Distinguished Alumni of the Year（DAY）賞は、国際基督教大学(ICU)に在籍したことのある卒業生・留学生・教職員の中から、大学および同窓会の知名度・魅力度を高めることに貢献した方に対し、その功績を称えるために贈呈される。齋藤は2002年から2006年までICU同窓会第15代同窓会長として同窓会を率い、斬新なアイデアと若手現役世代や在校生を巻き込む求心力で、現在の「働く同窓会」の礎を作ったことを評され、2020年にDAY賞を受賞した。以下受賞メッセージは、ICU同窓会HPおよびAlumni News(Vol.133, 2020年9月発行）に掲載されたものである。
以下、英文受賞メッセージ（翻訳 ICU同窓会広報部 鈴木律）
I am truly thankful for being selected as one of the Distinguished Alumni of the Year. As the DAY was inaugurated when I served as Alumni Association president, I was hesitant at first about accepting this prize – would I not become a director-actor in a charade! But on second thoughts, it would be an honor to line up shoulder to shoulder with those who have raised ICU’s visibility and appeal, and to thank the alumni and secretariat that have continued these activities for the past 15 years since 2006.

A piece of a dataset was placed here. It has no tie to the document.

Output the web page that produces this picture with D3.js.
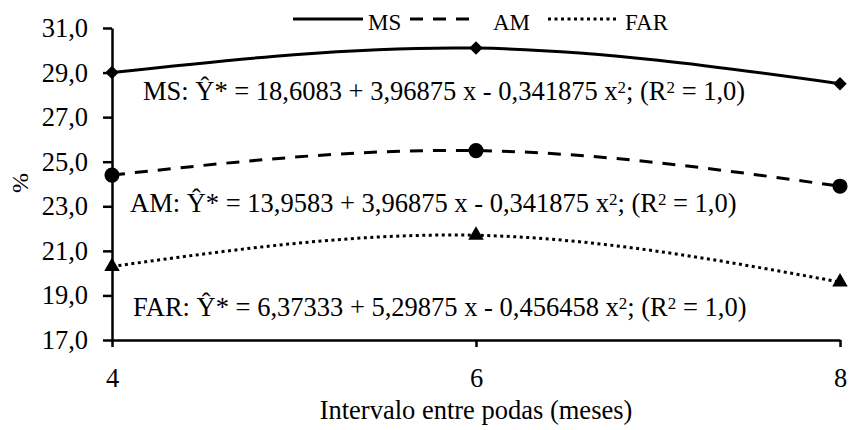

Currently, I am educating and training problem solvers in order to improve corporate performance. Problem Solving is not an academic discipline, nor does it not rely on rote memory to solve issues. I believe that true problem-solving is a way of thinking and utilizing one’s mind. One has to gather the facts and data, uncover the essence, correctly and logically understand the meaning, get people involved, take action and obtain results. Problem-solving makes for better institutions, organizations, corporations and ultimately society. Not only major issues, but by tackling one’s daily chores with a problem-solving approach, life itself would be better. That is to say, learning about problem solving means learning to live.
On assuming the post of president, I utilized the problem solving thought process to create various programs to make the Alumni Association a more vibrant place to gather for the alumni, students and the university as a whole. With the help of the vice presidents, trustees, councillors, secretariat, alumni, students, the committee activities were livened up, the Alumni News renovated and redesigned, the student councillor scheme and Dream Competition introduced, fund-raising parties and the DAY prize organized. These programs should change optimally according to the times. It is my strong wish that the Alumni Association continue to be a venue where activities can be carried out for the benefit of ICU and alumni.
The term “problem solving” may sound easy enough, but if I look at the current situation in Japan, there is a dearth of people who can think through based on this problem solving approach. When Japan’s bubble burst back in 1990, 1300 trillion yen worth of assets went up in smoke and this country’s competitiveness has never recovered. The need for people who have the ability to think properly will become even greater. With more people endowed with problem solving skills, a better organization, a better society and a better country would be built. I will press forward in the education and training of problem solvers.